01 април, 2015

hello april

The first fourth of the year is gone. Time really flies sometimes, huh. The other day I was just about to get into SU and next year I have a state's exam to prep for. The other day I was an animator playing all day with the kids and now I can barely go out thanks to all the homework I have. I miss that time, you know?
Last night we went to see a friend in a historical play in the theater and I was so happy to see him living his dream and knowing when he got inspired to follow exactly that dream. I'm so proud of him. He really is great and I can't wait to see him again on stage.

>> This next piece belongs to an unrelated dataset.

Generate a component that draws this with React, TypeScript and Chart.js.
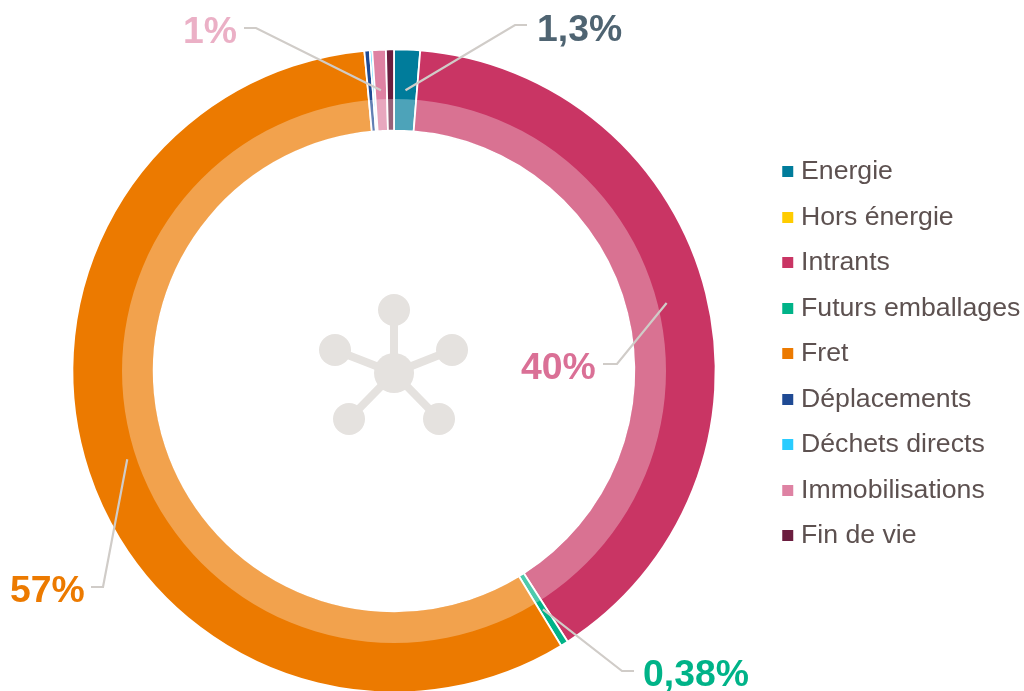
import React, { useEffect, useRef } from "react";
import { Chart, registerables } from "chart.js";

Chart.register(...registerables);

const categories = ["Energie", "Hors énergie", "Intrants", "Futurs emballages", "Fret", "Déplacements", "Déchets directs", "Immobilisations", "Fin de vie"];
const values = [1.3, 0, 39.6, 0.38, 57.2, 0.27, 0.12, 0.68, 0.4];
const colors = ["#007C9B", "#FFCC00", "#C93564", "#00B388", "#EC7A00", "#1F4A94", "#29CCFF", "#DE82A3", "#6B1D3F"];

const calloutTexts = ["1,3%", "40%", "0,38%", "57%", "1%"];
const calloutSlices = [0, 2, 3, 4, 7];
const calloutColors = ["#4F6472", "#DA7096", "#00B388", "#EC7A00", "#EBB0C6"];
// elbow, end of leader, and text anchor for each callout
const calloutLayout = [
  { elbow: [515, 25], end: [527, 25], tx: 537, ty: 41 },
  { elbow: [617, 364], end: [603, 364], tx: 521, ty: 379 },
  { elbow: [622, 671], end: [634, 671], tx: 643, ty: 686 },
  { elbow: [103, 587], end: [91, 587], tx: 10, ty: 602 },
  { elbow: [256, 28], end: [244, 28], tx: 183, ty: 43 },
];

// legend marker: the colour square sits in a wider transparent canvas
function legendMarker(color: string) {
  const c = document.createElement("canvas");
  c.width = 20;
  c.height = 11;
  const g = c.getContext("2d")!;
  g.fillStyle = color;
  g.fillRect(5, 0, 11, 11);
  return c;
}

const overlayPlugin = {
  id: "overlay",
  beforeDatasetsDraw(chart: any) {
    const arc = chart.getDatasetMeta(0).data[0];
    const { x, y } = arc;
    const { ctx } = chart;
    ctx.save();
    ctx.fillStyle = "#E5E2DF";
    ctx.strokeStyle = "#E5E2DF";
    ctx.lineWidth = 8;
    const cy = y + 2;
    const sats = [[0, -63], [58, -23], [-59, -23], [45, 46], [-45, 46]];
    for (const [dx, dy] of sats) {
      ctx.beginPath();
      ctx.moveTo(x, cy);
      ctx.lineTo(x + dx, cy + dy);
      ctx.stroke();
      ctx.beginPath();
      ctx.arc(x + dx, cy + dy, 16, 0, Math.PI * 2);
      ctx.fill();
    }
    ctx.beginPath();
    ctx.arc(x, cy, 20, 0, Math.PI * 2);
    ctx.fill();
    ctx.restore();
  },
  afterDatasetsDraw(chart: any) {
    const meta = chart.getDatasetMeta(0);
    const { x, y } = meta.data[0];
    const { ctx } = chart;
    ctx.save();
    // lighter inner band
    ctx.fillStyle = "rgba(255,255,255,0.3)";
    ctx.beginPath();
    ctx.arc(x, y, 272, 0, Math.PI * 2);
    ctx.arc(x, y, 241, 0, Math.PI * 2, true);
    ctx.fill();
    // callouts
    calloutTexts.forEach((text, i) => {
      const p = meta.data[calloutSlices[i]].getCenterPoint();
      const l = calloutLayout[i];
      ctx.strokeStyle = "#D0CCC8";
      ctx.lineWidth = 2.2;
      ctx.beginPath();
      ctx.moveTo(p.x, p.y);
      ctx.lineTo(l.elbow[0], l.elbow[1]);
      ctx.lineTo(l.end[0], l.end[1]);
      ctx.stroke();
      ctx.fillStyle = calloutColors[i];
      ctx.font = 'bold 37.33px "Liberation Sans"';
      ctx.textAlign = "left";
      ctx.textBaseline = "alphabetic";
      ctx.fillText(text, l.tx, l.ty);
    });
    ctx.restore();
  },
};

export default function App() {
  const ref = useRef<HTMLCanvasElement>(null);
  useEffect(() => {
    const chart = new Chart(ref.current!, {
      type: "doughnut",
      data: {
        labels: categories,
        datasets: [{ data: values, backgroundColor: colors, borderColor: "#FFFFFF", borderWidth: 1.8 }],
      },
      options: {
        animation: false,
        responsive: false,
        cutout: "74.73%",
        layout: { padding: { left: 20.16, right: -6.3, top: 48.5, bottom: 106.5 } },
        plugins: {
          tooltip: { enabled: false },
          legend: {
            position: "right",
            align: "start",
            title: { display: true, text: " ", color: "rgba(0,0,0,0)", font: { size: 10, lineHeight: 1.2 }, padding: { top: 39.5, bottom: 39.5 } },
            labels: {
              usePointStyle: true,
              boxHeight: 1,
              boxWidth: 1,
              padding: 18.83,
              color: "#5D5150",
              font: { family: '"Liberation Sans"', size: 26.67 },
              generateLabels(c: any) {
                return (Chart as any).overrides.doughnut.plugins.legend.labels.generateLabels(c).map((it: any, i: number) => ({
                  ...it,
                  pointStyle: legendMarker(colors[i]),
                  fontColor: "#5D5150",
                }));
              },
            },
          },
        },
      } as any,
      plugins: [overlayPlugin],
    });
    return () => chart.destroy();
  }, []);
  return (
    <div style={{ position: "absolute", left: 0, top: 0, width: 1024, height: 691, overflow: "hidden", background: "#fff" }}>
      <canvas ref={ref} width={1024} height={800} style={{ display: "block" }} />
    </div>
  );
}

I guess my dream limit ended somewhere back in time. Or more like my desire to follow one. I'm sitting here, exactly as I did three years ago. Only now my future is not as certain as it was back then. I was careless, I took it all for granted. And the book thing disappointed me, so I kind of quit doing what I loved most. Then I tried again, but other things happened. I guess somewhere down the line the not so important things replaced the most important. Sometimes I wonder what would have been if I did things differently. If one thing I said, or one thing I did made it all so bad. It can't be, because it takes two usually, or three in my case, sort of.
I had a future back then. I knew exactly what I wanted and I wasn't going to settle for anything less. Now I agree with anything and avoid the fight. Yes, I'm a hero everyday for making it out of my room, but still. I want the world. I want him and the writing. It will be a pretty damn awesome world if I can have them for at least one lifetime. More, if I get a say in it all. It's a bit of a wishful thinking, considering all my experience with wanting things and not having them the way I want to.

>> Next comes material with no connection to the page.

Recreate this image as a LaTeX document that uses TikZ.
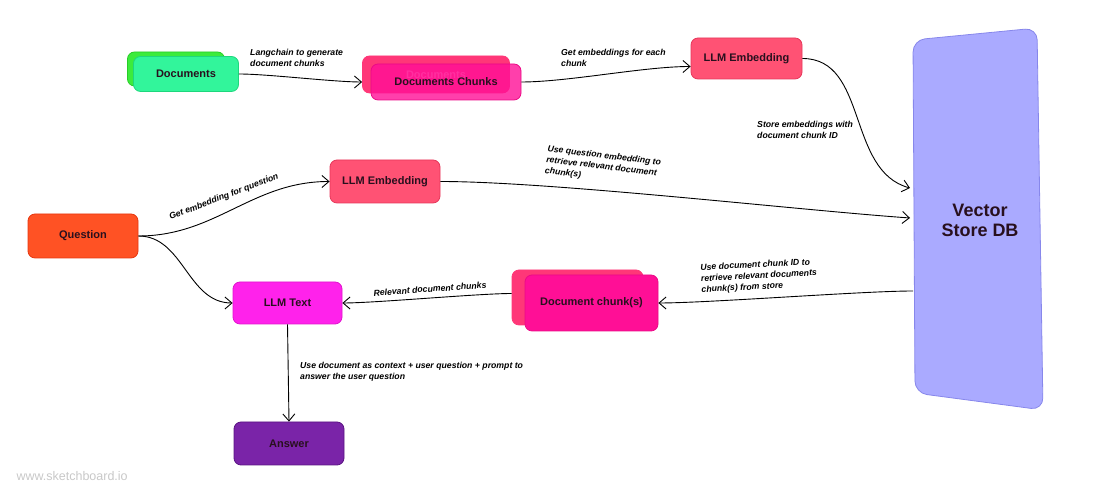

My point is, I will dream big again. If I can be a hero any day of the week, I can sure as hell fight for all the things that I want. I'm not blaming my insanity on anyone, but they took enough from me in many ways. And they'd give anything to see me fall and lose it all again. Some made sure I do. So no one but me has a say anymore in what happens to me. It's my damn life and it's my damn choice. Even if the world keeps ending a little bit every single day, I'd still want it all. And I'd be damned before I let anyone mess with my world ever again. 
It's good to have a definition of the world again. It makes it real. Yes, things fell apart in both cases and people let me down. But I have all the chances on the world, because if I give up on those two things, I basically give up on myself. And I won't do that again. I'm not that kind of person. I fight, I swim and I rise from the ashes with fire in my veins. At least I hope I can be half as brave as I am right now. Being brave is half the battle after all.